CELL EXPANSION BIOREACTORS FOR ASSAY-READY IMMUNOCOMPETENT PATIENT MODELS

Project Summary/Abstract Although cancer is a leading cause of death globally, oncology drugs have the lowest success rates, cost the most to develop, and constantly show promising results in animals and then fail to work in patients. Thus, there is a need for models that facilitate understanding of how a drug will work in humans and for specific patient

populations. The availability of human tumor samples will further facilitate enhanced preclinical screening, where long timelines (>10-years), high costs ($2.6B), and low success rates (1/5,000) plague the development of new drugs. Link Biosystems provides a universal approach to tumor cell expansion via a custom bioreactor product

that uses a defined serum-free media and relies on controlled aggregation for enhanced paracrine signaling and cell-cell contact, enhanced nutrient delivery via low-shear perfusion, and organotypic tissue niches to generate thousands of identical immunocompetent tumoroid tissues that can be further scaled as needed.

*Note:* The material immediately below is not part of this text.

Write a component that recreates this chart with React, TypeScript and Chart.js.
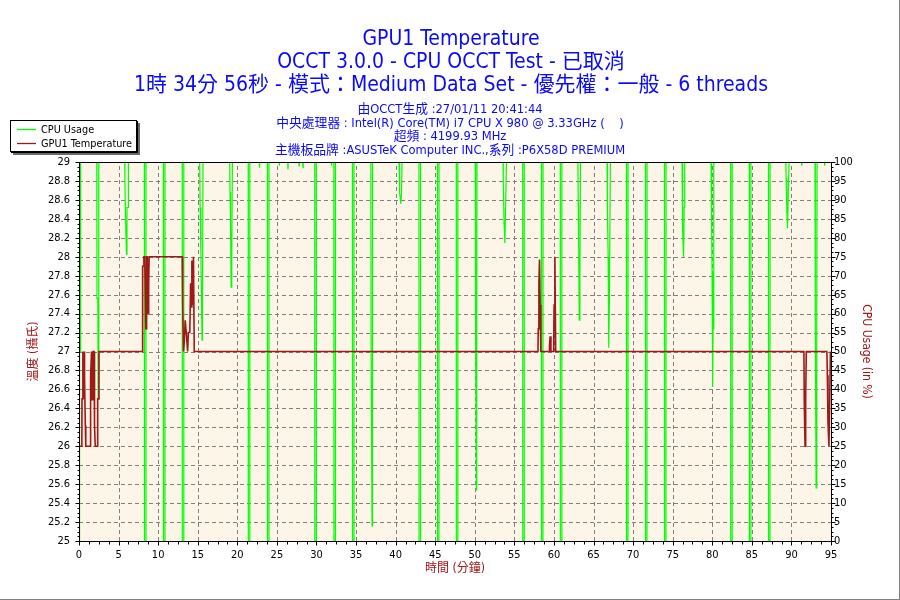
import React, { useEffect, useRef } from "react";
import { Chart, registerables } from "chart.js";

Chart.register(...registerables);

// ---------- text ----------
const titleLines = [
  "GPU1 Temperature",
  "OCCT 3.0.0 - CPU OCCT Test - 已取消",
  "1時 34分 56秒 - 模式：Medium Data Set - 優先權：一般 - 6 threads",
];
const infoLines = [
  "由OCCT生成 :27/01/11 20:41:44",
  "中央處理器 : Intel(R) Core(TM) i7 CPU X 980 @ 3.33GHz (    )",
  "超頻 : 4199.93 MHz",
  "主機板品牌 :ASUSTeK Computer INC.,系列 :P6X58D PREMIUM",
];
const seriesNames = ["CPU Usage", "GPU1 Temperature"];
const xTitle = "時間 (分鐘)";
const yTitle = "溫度 (攝氏)";
const y1Title = "CPU Usage (in %)";

// ---------- ticks ----------
const timeTicks = [0, 5, 10, 15, 20, 25, 30, 35, 40, 45, 50, 55, 60, 65, 70, 75, 80, 85, 90, 95];
const tempTicks = [25, 25.2, 25.4, 25.6, 25.8, 26, 26.2, 26.4, 26.6, 26.8, 27, 27.2, 27.4, 27.6, 27.8, 28, 28.2, 28.4, 28.6, 28.8, 29];
const cpuTicks = [0, 5, 10, 15, 20, 25, 30, 35, 40, 45, 50, 55, 60, 65, 70, 75, 80, 85, 90, 95, 100];

// ---------- CPU usage (%) ----------
const cpuTime = [
  0, 0.02, 0.12, 0.17, 0.2,
  2.25, 2.27, 2.38, 2.42, 2.5,
  5.78, 5.8, 5.92, 6.0, 6.06, 6.2, 6.24,
  8.26, 8.27, 8.45, 8.46,
  10.66, 10.67, 10.85, 10.86,
  13.04, 13.05, 13.23, 13.24,
  15.25, 15.3, 15.4, 15.46, 15.55, 15.6, 15.67,
  19.04, 19.08, 19.15, 19.22, 19.3, 19.38,
  21.38, 21.39, 21.57, 21.58,
  22.77, 22.8, 22.83,
  23.8, 23.81, 23.99, 24.0,
  25.27, 25.3, 25.33,
  26.37, 26.4, 26.43,
  27.77, 27.8, 27.83,
  28.27, 28.3, 28.33,
  29.78, 29.79, 29.97, 29.98,
  31.87, 31.9, 31.93,
  32.2, 32.21, 32.39, 32.4,
  34.54, 34.55, 34.73, 34.74,
  36.87, 36.9, 37.0, 37.02, 37.08,
  40.43, 40.46, 40.55, 40.65, 40.75, 40.81,
  42.95, 42.96, 43.14, 43.15,
  45.28, 45.29, 45.47, 45.48,
  47.66, 47.67, 47.85, 47.86,
  50.06, 50.1, 50.2, 50.24, 50.28,
  53.57, 53.6, 53.7, 53.8, 53.9, 54.0,
  56.05, 56.06, 56.24, 56.25,
  58.42, 58.43, 58.61, 58.62,
  60.8, 60.81, 60.99, 61.0,
  63.03, 63.06, 63.12, 63.2, 63.28, 63.35,
  66.71, 66.75, 66.85, 66.92, 67.0, 67.13,
  69.16, 69.17, 69.35, 69.36,
  71.56, 71.57, 71.75, 71.76,
  73.96, 73.97, 74.15, 74.16,
  76.18, 76.22, 76.3, 76.38, 76.45, 76.52,
  79.85, 79.9, 79.98, 80.05, 80.1, 80.19,
  82.32, 82.33, 82.51, 82.52,
  84.68, 84.69, 84.87, 84.88,
  87.1, 87.11, 87.29, 87.3,
  89.29, 89.33, 89.42, 89.5, 89.6, 89.7,
  91.27, 91.3, 91.33,
  92.98, 93.02, 93.12, 93.2, 93.24,
  94.17, 94.2, 94.23,
  94.93,
];
const cpuUsage = [
  0, 100, 100, 50, 100,
  100, 64, 64, 37.6, 100,
  100, 94, 81.6, 75.7, 88, 88, 100,
  100, 0, 0, 100,
  100, 0, 0, 100,
  100, 0, 0, 100,
  100, 88, 76, 65, 53, 65, 100,
  100, 92, 83.6, 67, 75.5, 100,
  100, 0, 0, 100,
  100, 98.5, 100,
  100, 0, 0, 100,
  100, 99, 100,
  100, 98, 100,
  100, 99, 100,
  100, 98.5, 100,
  100, 0, 0, 100,
  100, 99, 100,
  100, 0, 0, 100,
  100, 0, 0, 100,
  100, 52, 52, 4, 100,
  100, 97, 92, 89, 92, 100,
  100, 0, 0, 100,
  100, 0, 0, 100,
  100, 0, 0, 100,
  100, 56.8, 13.5, 56.8, 100,
  100, 94.7, 84, 78.6, 89, 100,
  100, 0, 0, 100,
  100, 0, 0, 100,
  100, 0, 0, 100,
  100, 89.5, 79, 58.3, 68.6, 100,
  100, 87.8, 75, 51, 63, 100,
  100, 0, 0, 100,
  100, 0, 0, 100,
  100, 0, 0, 100,
  100, 93.8, 81.5, 75, 88, 100,
  100, 85.6, 70.6, 40.7, 56, 100,
  100, 0, 0, 100,
  100, 0, 0, 100,
  100, 0, 0, 100,
  100, 95.7, 87, 82.5, 91, 100,
  100, 99, 100,
  100, 56, 14, 56, 100,
  100, 99, 100,
  100,
];

// ---------- GPU1 temperature (°C) ----------
const tempTime = [
  0, 0.36, 0.38, 0.48, 0.5, 0.53, 0.6, 0.66, 0.7, 0.8, 0.86,
  1.4, 1.43, 1.5, 1.58, 1.62, 1.74, 1.78, 1.9, 1.96, 2.05,
  2.3, 2.36, 2.46, 2.52,
  7.96, 7.99, 8.05, 8.07, 8.16, 8.2, 8.3, 8.36, 8.44, 8.5, 8.54, 8.6, 8.64, 8.72, 8.8, 8.86,
  13.04, 13.1, 13.2, 13.3, 13.42, 13.55, 13.72, 13.82, 14.0, 14.1, 14.18, 14.26, 14.36, 14.46, 14.56,
  57.98, 58.02, 58.1, 58.18, 58.26, 58.34,
  59.4, 59.44, 59.52, 59.62, 59.96, 60.02, 60.12, 60.22,
  91.58, 91.62, 91.72, 91.8, 91.88,
  94.48, 94.54, 94.62, 94.74, 94.84, 94.93,
];
const tempValue = [
  26, 26, 26.5, 26.5, 27, 26.5, 26.5, 27, 26.72, 26.22, 26,
  26, 26.22, 26.73, 27, 26.49, 26.49, 27, 27, 26.22, 26,
  26, 26.5, 26.5, 27,
  27, 27.44, 27.44, 27.9, 27.9, 28, 28, 27.74, 27.24, 27.24, 28, 28, 27.49, 27.4, 27.7, 28,
  28, 27.49, 27, 27.1, 27.33, 27.2, 27, 27.2, 27.2, 27.72, 27.47, 27.96, 27.49, 28, 27,
  27, 27.24, 27.73, 27.97, 27.49, 27,
  27, 27.06, 27.16, 27, 27, 27.49, 28, 27,
  27, 26.49, 26, 26.49, 27,
  27, 26.75, 26.25, 26, 26.5, 27,
];

const FONT = '"DejaVu Sans Condensed", "Liberation Sans", "Noto Sans CJK TC", sans-serif';
const BLUE = "#0A0AF5";
const DARKRED = "#A01818";
const GREEN = "#00FF00";
const PLOT_BG = "#FDF6E8";

const decorPlugin = {
  id: "decor",
  beforeDraw(chart: any) {
    const { ctx, chartArea: a, width, height } = chart;
    ctx.save();
    ctx.fillStyle = "#ffffff";
    ctx.fillRect(0, 0, width, height);
    ctx.fillStyle = PLOT_BG;
    ctx.fillRect(a.left, a.top, a.right - a.left, a.bottom - a.top);
    ctx.fillStyle = "#808080";
    ctx.fillRect(width - 1, 0, 1, height);
    ctx.fillRect(0, height - 1, width, 1);
    ctx.restore();
  },
  beforeDatasetsDraw(chart: any) {
    const { ctx, chartArea: a, scales } = chart;
    ctx.save();
    ctx.strokeStyle = "#808080";
    ctx.lineWidth = 1;
    ctx.setLineDash([4, 3]);
    for (const v of tempTicks.slice(1, -1)) {
      const y = Math.round(scales.y.getPixelForValue(v)) + 0.5;
      ctx.beginPath();
      ctx.moveTo(a.left, y);
      ctx.lineTo(a.right, y);
      ctx.stroke();
    }
    for (const v of timeTicks.slice(1)) {
      const x = Math.round(scales.x.getPixelForValue(v)) + 0.5;
      if (x >= a.right - 1) continue;
      ctx.beginPath();
      ctx.moveTo(x, a.bottom);
      ctx.lineTo(x, a.top);
      ctx.stroke();
    }
    ctx.restore();
  },
  afterDatasetsDraw(chart: any) {
    const { ctx, chartArea: a, scales } = chart;
    ctx.save();
    ctx.strokeStyle = "#000";
    ctx.lineWidth = 1;
    ctx.setLineDash([]);
    const L = Math.round(a.left) + 0.5;
    const R = Math.round(a.right) + 0.5;
    const T = Math.round(a.top) + 0.5;
    const B = Math.round(a.bottom) + 0.5;
    ctx.strokeRect(L, T, R - L, B - T);
    ctx.beginPath();
    const tStep = (timeTicks[1] - timeTicks[0]) / 4;
    for (let k = 0; k <= (timeTicks.length - 1) * 4; k++) {
      const v = timeTicks[0] + k * tStep;
      const x = Math.round(scales.x.getPixelForValue(v)) + 0.5;
      const len = k % 4 === 0 ? 4 : 3;
      ctx.moveTo(x, B);
      ctx.lineTo(x, B + len);
    }
    const yStep = (tempTicks[1] - tempTicks[0]) / 4;
    for (let k = 0; k <= (tempTicks.length - 1) * 4; k++) {
      const v = tempTicks[0] + k * yStep;
      const y = Math.round(scales.y.getPixelForValue(v)) + 0.5;
      const len = k % 4 === 0 ? 4 : 2;
      ctx.moveTo(L, y);
      ctx.lineTo(L - len, y);
    }
    const cStep = (cpuTicks[1] - cpuTicks[0]) / 4;
    for (let k = 0; k <= (cpuTicks.length - 1) * 4; k++) {
      const v = cpuTicks[0] + k * cStep;
      const y = Math.round(scales.y1.getPixelForValue(v)) + 0.5;
      const len = k % 4 === 0 ? 4 : 2;
      ctx.moveTo(R, y);
      ctx.lineTo(R + len, y);
    }
    ctx.stroke();
    ctx.restore();
  },
  afterDraw(chart: any) {
    const { ctx } = chart;
    ctx.save();
    ctx.textAlign = "center";
    ctx.textBaseline = "alphabetic";
    ctx.fillStyle = BLUE;
    ctx.font = `21px ${FONT}`;
    const tY = [45, 68, 91];
    titleLines.forEach((s, i) => ctx.fillText(s, 451, tY[i]));
    ctx.font = `12.8px ${FONT}`;
    const iY = [113, 126.5, 140, 153.5];
    infoLines.forEach((s, i) => ctx.fillText(s, 450, iY[i]));

    // legend
    ctx.fillStyle = "#6a6a6a";
    ctx.fillRect(13, 123, 127, 32);
    ctx.fillStyle = "#ffffff";
    ctx.fillRect(10, 120, 127, 32);
    ctx.strokeStyle = "#000";
    ctx.lineWidth = 1;
    ctx.strokeRect(10.5, 120.5, 126, 31);
    ctx.beginPath();
    ctx.moveTo(137.5, 121);
    ctx.lineTo(137.5, 152.5);
    ctx.lineTo(11, 152.5);
    ctx.stroke();
    const colors = [GREEN, DARKRED];
    const ly = [129.5, 143.5];
    ctx.textAlign = "left";
    ctx.textBaseline = "middle";
    ctx.font = `10.8px ${FONT}`;
    seriesNames.forEach((n, i) => {
      ctx.strokeStyle = colors[i];
      ctx.lineWidth = 1.3;
      ctx.beginPath();
      ctx.moveTo(17, ly[i]);
      ctx.lineTo(36, ly[i]);
      ctx.stroke();
      ctx.fillStyle = "#000";
      ctx.fillText(n, 41, ly[i] + 0.5);
    });
    ctx.restore();
  },
};

export default function App() {
  const ref = useRef<HTMLCanvasElement | null>(null);
  useEffect(() => {
    if (!ref.current) return;
    const tempData = tempTime.map((t, i) => ({ x: t, y: tempValue[i] }));
    const cpuData = cpuTime.map((t, i) => ({ x: t, y: cpuUsage[i] }));
    const tickFont = { family: FONT, size: 11 };
    const titleFont = { family: FONT, size: 12 };
    const chart = new Chart(ref.current, {
      type: "line",
      data: {
        datasets: [
          {
            label: seriesNames[1],
            data: tempData,
            yAxisID: "y",
            borderColor: DARKRED,
            borderWidth: 1.6,
            pointRadius: 0,
            tension: 0,
            fill: false,
          },
          {
            label: seriesNames[0],
            data: cpuData,
            yAxisID: "y1",
            borderColor: GREEN,
            borderWidth: 1.2,
            pointRadius: 0,
            tension: 0,
            fill: false,
          },
        ],
      },
      options: {
        responsive: false,
        devicePixelRatio: 1,
        animation: false,
        layout: { padding: { top: 162, left: 0, right: 0, bottom: 0 } },
        plugins: {
          legend: { display: false },
          title: { display: false },
          tooltip: { enabled: false },
        },
        scales: {
          x: {
            type: "linear",
            min: 0,
            max: 95,
            afterBuildTicks: (s: any) => {
              s.ticks = timeTicks.map((v) => ({ value: v }));
            },
            ticks: {
              font: tickFont,
              color: "#000",
              padding: 8,
              maxRotation: 0,
              autoSkip: false,
              callback: (v: any) => String(v),
            },
            grid: { display: false, drawTicks: false },
            border: { display: false },
            title: {
              display: true,
              text: xTitle,
              color: DARKRED,
              font: titleFont,
              padding: { top: 0, bottom: 24 },
            },
            afterFit: (s: any) => {
              s.height = 59;
            },
          },
          y: {
            type: "linear",
            position: "left",
            min: 25,
            max: 29,
            afterBuildTicks: (s: any) => {
              s.ticks = tempTicks.map((v) => ({ value: v }));
            },
            ticks: {
              font: tickFont,
              color: "#000",
              padding: 9,
              autoSkip: false,
              callback: (v: any) => String(Math.round(v * 10) / 10),
            },
            grid: { display: false, drawTicks: false },
            border: { display: false },
            title: {
              display: true,
              text: yTitle,
              color: DARKRED,
              font: titleFont,
              padding: { top: 27, bottom: 0 },
            },
            afterFit: (s: any) => {
              s.width = 79;
            },
          },
          y1: {
            type: "linear",
            position: "right",
            min: 0,
            max: 100,
            afterBuildTicks: (s: any) => {
              s.ticks = cpuTicks.map((v) => ({ value: v }));
            },
            ticks: {
              font: tickFont,
              color: "#000",
              padding: 3,
              autoSkip: false,
              callback: (v: any) => String(v),
            },
            grid: { display: false, drawTicks: false },
            border: { display: false },
            title: {
              display: true,
              text: y1Title,
              color: DARKRED,
              font: titleFont,
              padding: { top: 27, bottom: 0 },
            },
            afterFit: (s: any) => {
              s.width = 69;
            },
          },
        },
      },
      plugins: [decorPlugin],
    } as any);
    return () => chart.destroy();
  }, []);
  return (
    <div style={{ position: "fixed", left: 0, top: 0, width: 900, height: 600, background: "#fff" }}>
      <canvas ref={ref} width={900} height={600} style={{ display: "block", width: 900, height: 600 }} />
    </div>
  );
}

This approach

would enable the establishment of robust tumor models for early and late stage cancers, rare cancers, and previously biobanked samples at quantities suitable for screening large drug panels – including immunotherapies, biologics, and drug-drug combinations, to find an optimally effective drug regimen for the

specific patient. Additionally, the ability to generate quality-controlled patient cells at scale will enable the establishment of patient tumor biobanks and subsequent personalized drug screening for optimal treatment guidance and to overcome drug resistant phenotypes. To this end, we are similarly evaluating our bioreactors

versatile utility for expansion of direct patient tumor samples and previously biobanked organoid models, providing the raw material needed for downstream drug screening assays that are human, robust, reproducible, incorporates immune and stromal components, and captures the heterogeneity of patient responses.